Friday, April 04, 2008

Life is a Formal... or something

Tonight was formal, and even though plans didn't work out exactly as I would have liked, I still had a blast. A friend of mine (a girl) went as my "date" and we joined my roommate and her boyfriend, and our neighbor and her friend that she went with freshman year when they were dating. The fact that I didn't have a real date gave me the excuse to dance with pretty much anyone I wanted, which was very nice.

Last year I didn't go to formal, because the guy I was dating at the time didn't want to go, and I have regretted it ever since. So this year, I was going no matter what. I am so glad I did. I had a beautiful red dress (I might post the pic) and I must say, I think I looked hott. I had a blast.

I was especially glad to dance with one of friends, a guy who I have math with. He's younger than I am, but I'm getting to the place in my life where I'm beginning to give up on the whole age issue. Honestly in a few years time, it won't matter, so why should it matter so much now? But back to the story. I'm kinda interested. I don't know if I'm totally interested, or if I'm just vaguely interested. He's a nice guy, an extremely nice guy, and he's in tune with God and how a girl should be treated. He's sweet and kind, if you couldn't already tell. And he makes me laugh. Plus he's taller than I am, even when I'm in heels, which works out pretty well. But I'm afraid that because of the age thing, and that I don't think he's interested like that, I'm hesitant to say anything.

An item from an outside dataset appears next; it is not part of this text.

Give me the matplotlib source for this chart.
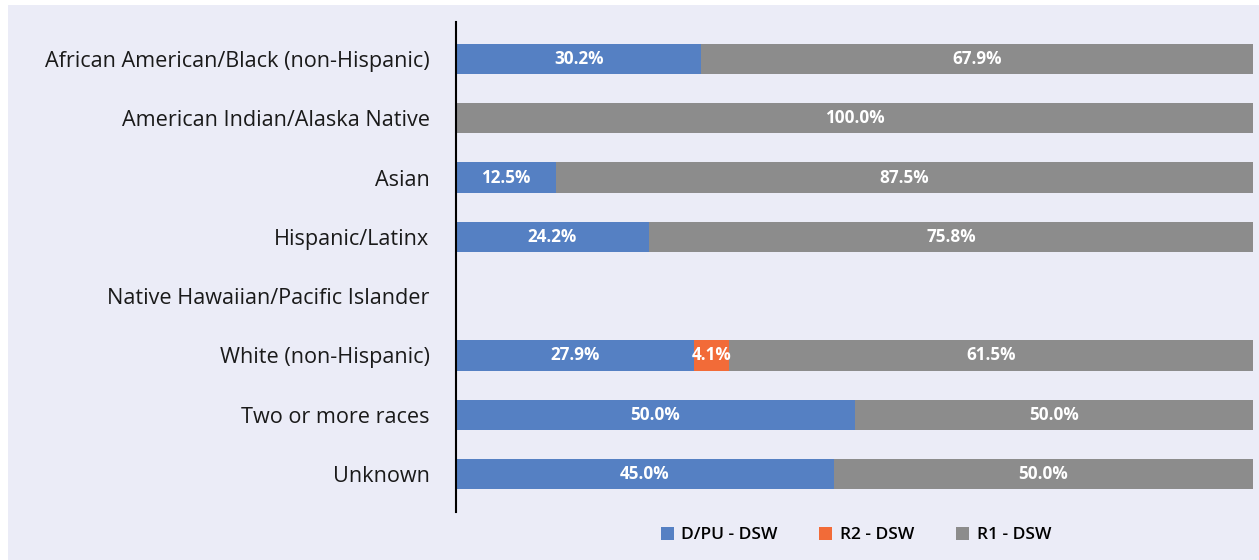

I mean, I help him a lot in math (I guess I could be called his tutor) and we don't really hang out with the same people, though we do have mutual acquaintances. I don't know! All I know is that I have to work on finishing school. Granted I'm going to take a year off between undergrad and grad school, but I need to finish the undergrad first. I have a year left, what's the point of getting into anything when I only have a year left.

Besides, we live on two totally different sides of the United States. And am I really ready to get into something right now? People are still talking about all the Travis crap. Just talking about it kind of annoys me, but there's not much I can do about it. Just wait for it to pass over.

A friend of mine mentioned about it being awkward if Travis was at the dance tonight. I said the only person who would make it awkward would be him. That I was over it already. He looked at me strangely, but didn't say anything more about it. I just don't understand what's so hard to believe about that. I just wish people would stop talking about it and would just let it fall into oblivion like I want it to.

I don't know... this is what's going on in my life right now. These are the stupid things I worry about deep down inside. It's just that when this guy hugged me tonight, after we shared a dance, it kinda felt right. And before I walked away, he squeezed my hands, and looked into my eyes. Maybe I'm just looking for someone to be with, because I didn't quite get the warm guitar feeling. I guess for right now I'm just going to go with the flow. I am happy being single, don't get me wrong. But there are times, especially around holidays, or dances, or spring when you see all the couples, and it's just shoved in your face. It makes being single a little harder.

Alright, it's almost 2 in the morning, and I am exhausted. So here I am... signing off.